WASHINGTON -- The Senate's education panel appeared divided yesterday over whether to approve President Clinton's plan for scrapping the federal Guaranteed Student Loan Program, which would end the need for tax-exempt student loan bonds.

During a hearing on the proposal, only four members of the 17-member Senate Labor and Human Resources Committee said they want to move ahead immediately with the plan, which would replace the current student loan system with one in which colleges would make and service the loans.

Four other members, including a leading Democrat on the committee, Sen. Claiborne Pell, D-R.I., said Congress should stick with a measure enacted last year that would test the direct loan concept over the next four years but leave the current system intact. Three panel members did not appear to take a position on Clinton's plan, and another six were not present.

The education panel is considering Clinton's plan as a way to cut costs among the programs under its jurisdiction. Under rules established by the two congressional budget committees, the education committee must approve legislation by June 18 that would propose $4.5 billion in savings.

The committee's chairman, Sen. Edward M. Kennedy, D-Mass., acknowledged there "is a diversity in approach" among panel members, but said he wants to move forward with the direct lending plan, calling it "an idea whose time has come."

Under the President's proposal, the federal government would provide seed money to colleges to set up revolving loan funds for student aid. The new system would be phased in over four years, beginning in the 1994-95 academic year. All loans would be underwritten by the federal government.

Under current law, the federal government guarantees loans made to students by commercial banks, which in turn sell the loans to state higher education authorities. The authorities often finance purchase of the loans with tax-exempt bonds. Education lobbyists say that switching to a direct loan program will eliminate the need for the state authorities and, in turn, for issuance of student loan bonds.

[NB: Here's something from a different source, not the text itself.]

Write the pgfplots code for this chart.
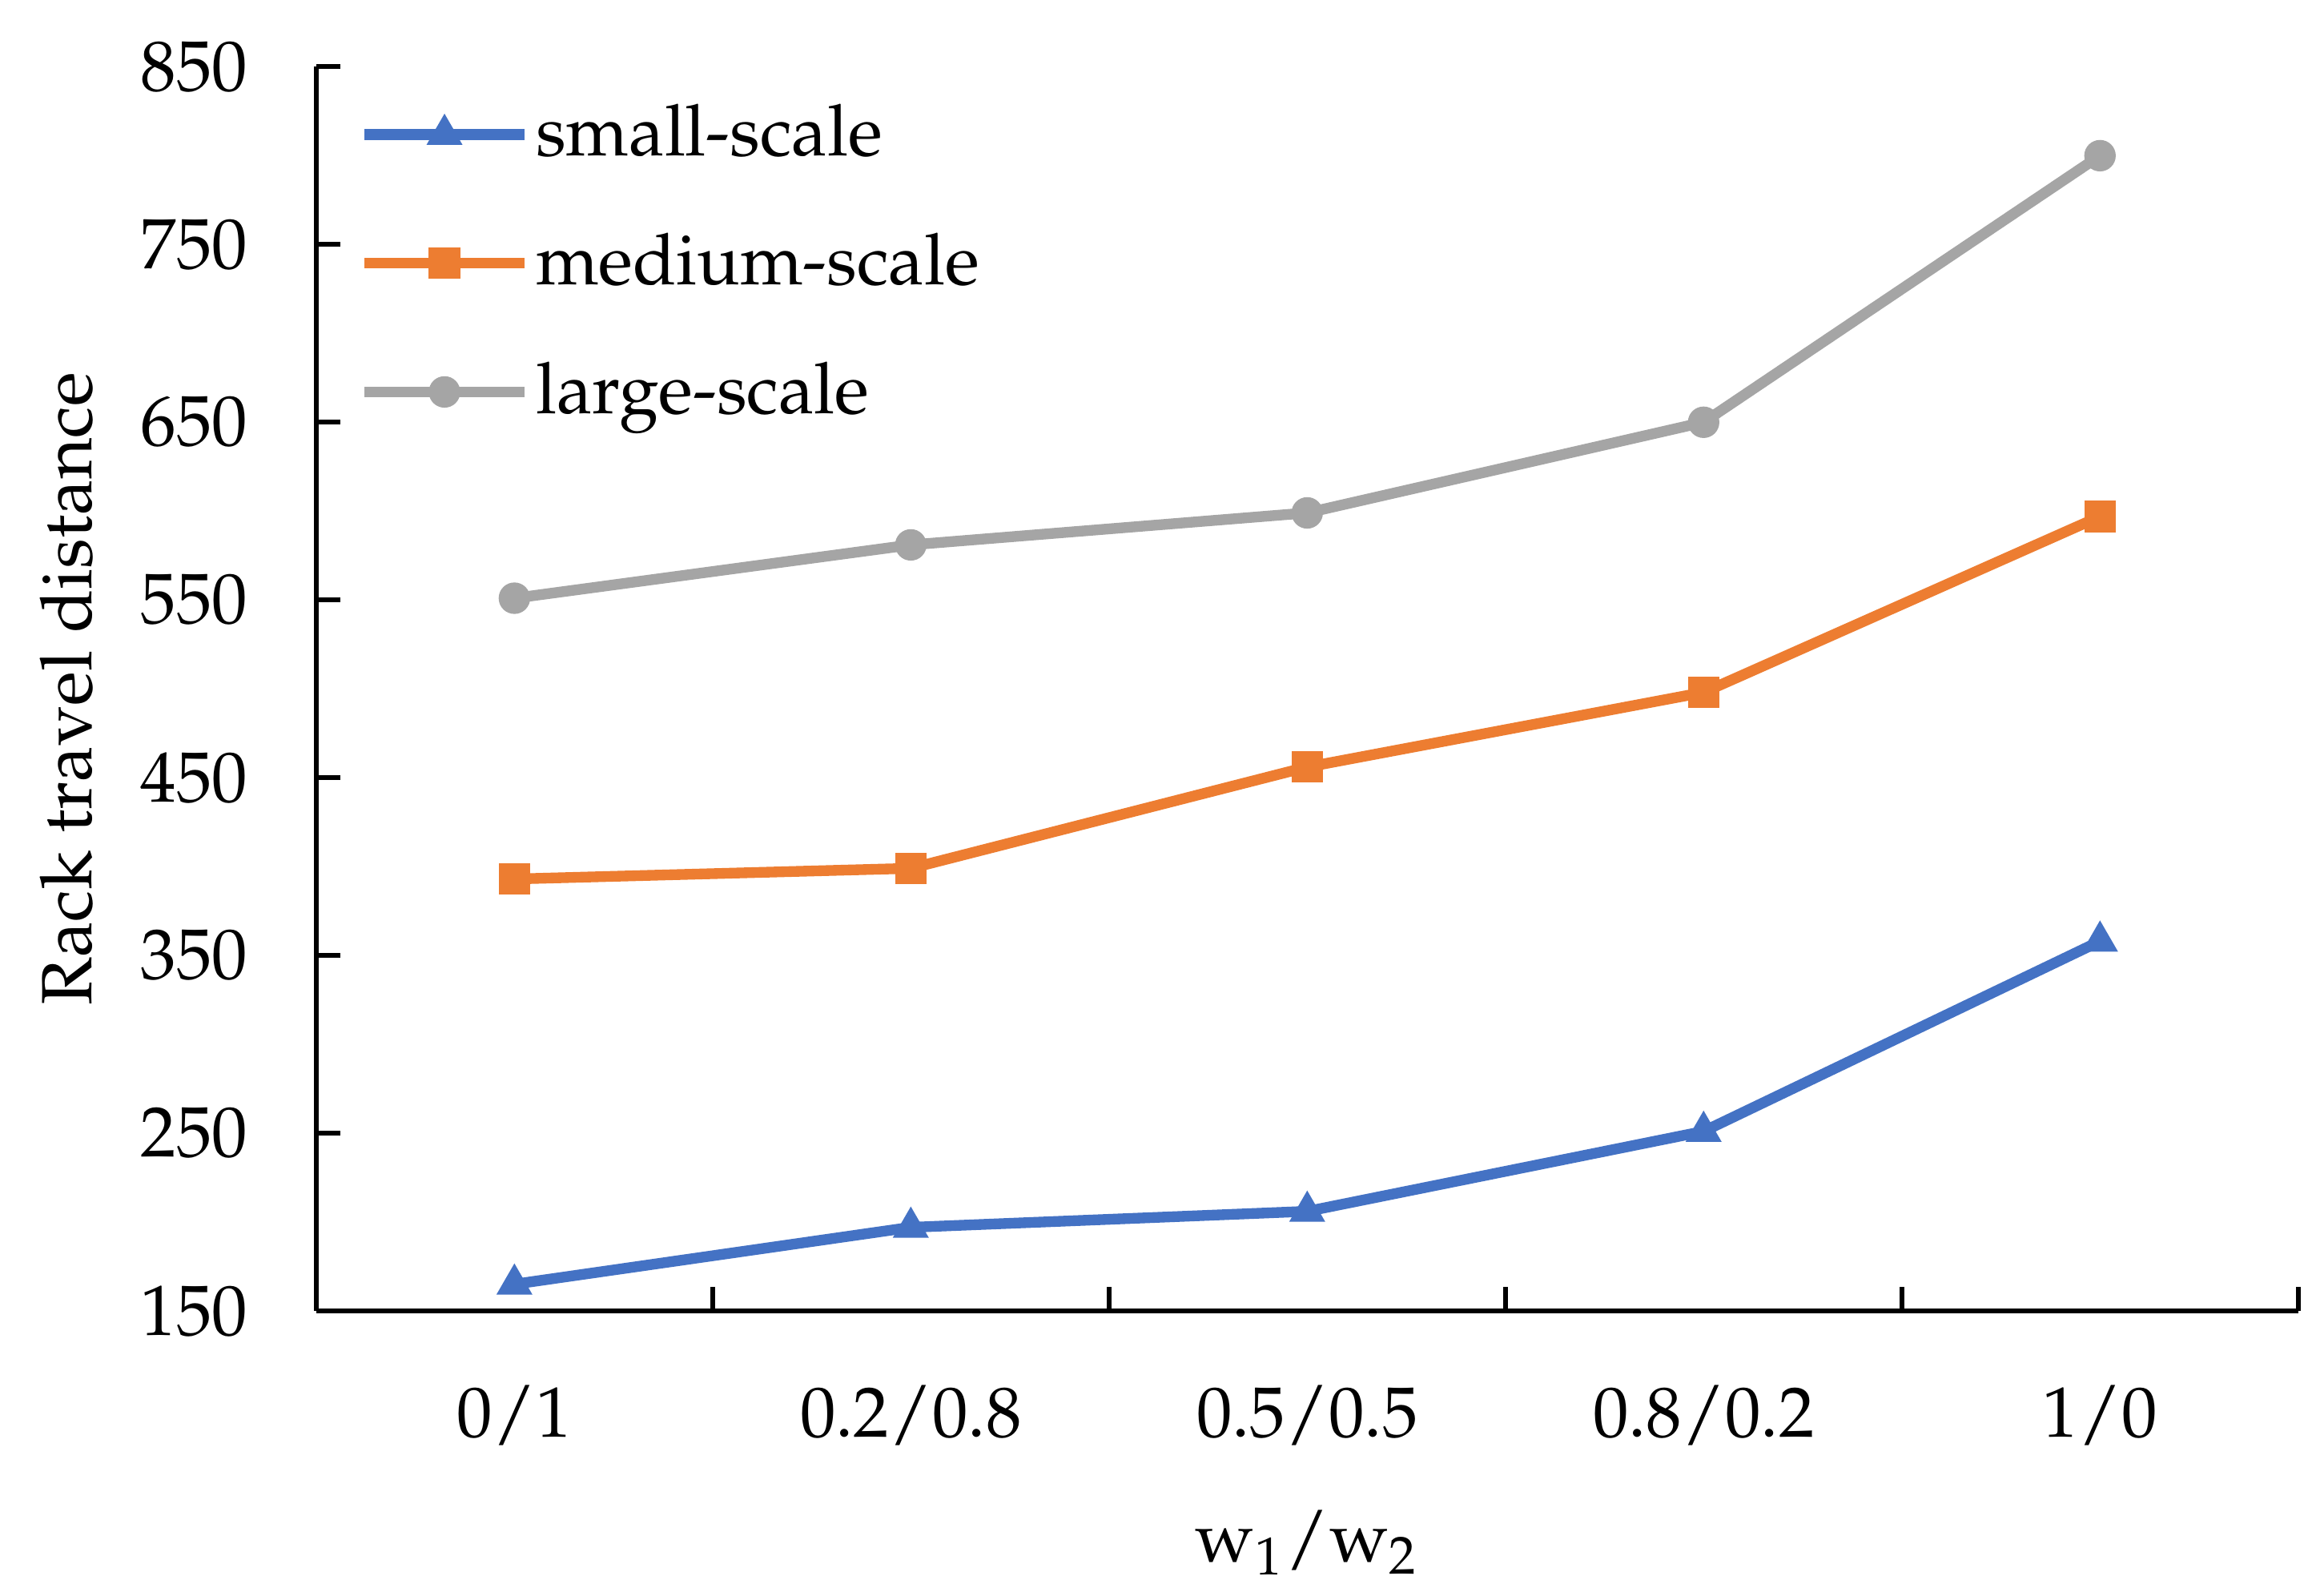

The four panel members who object to moving ahead immediately with direct lending said they had two major concerns about the President's proposal.

For one, implementing the program would cause "creation of another pretty massive government bureaucracy," Pell said, and he questioned "the ability of the Department [of Education] and many colleges to manage a program of this magnitude."

Kennedy acknowledged that the department has not had a good track record in managing existing student loan programs. "It's been an absolute, categorical disaster" in recent years, he said. But he said he expected that the department would improve under the new education secretary, Richard Riley.

Opponents of the proposal also said they do not believe direct lending would cut federal education costs as much as government studies have estimated. The General Accounting Office claims a direct loan program could save the federal government more than $6 billion over five years.

Sen. James Jeffords, R-Vt., said that even though he supports the concept of direct lending, he is "skeptical of the savings." Switching to a direct loan program "is not a change we should make lightly," he said.

During the hearing, Pell suggested a possible compromise in which the direct loan program would begin as scheduled in 1994. But Congress would add a "stopping point" during the phase-in period so law-makers could assess the program and decide whether to continue it.

Deputy Education Secretary Madeleine M. Kunin, who was testifying on behalf of the administration, said she "would like to give some additional thought to that idea."

Kunin also pledged that if the department found serious problems with the program during the phase-in period, "we will pause and ask for greater time" to fully implement direct lending. She said that while the legislation calls for the department to report to Congress on the program's progress annually, "we would be happy to report to you monthly."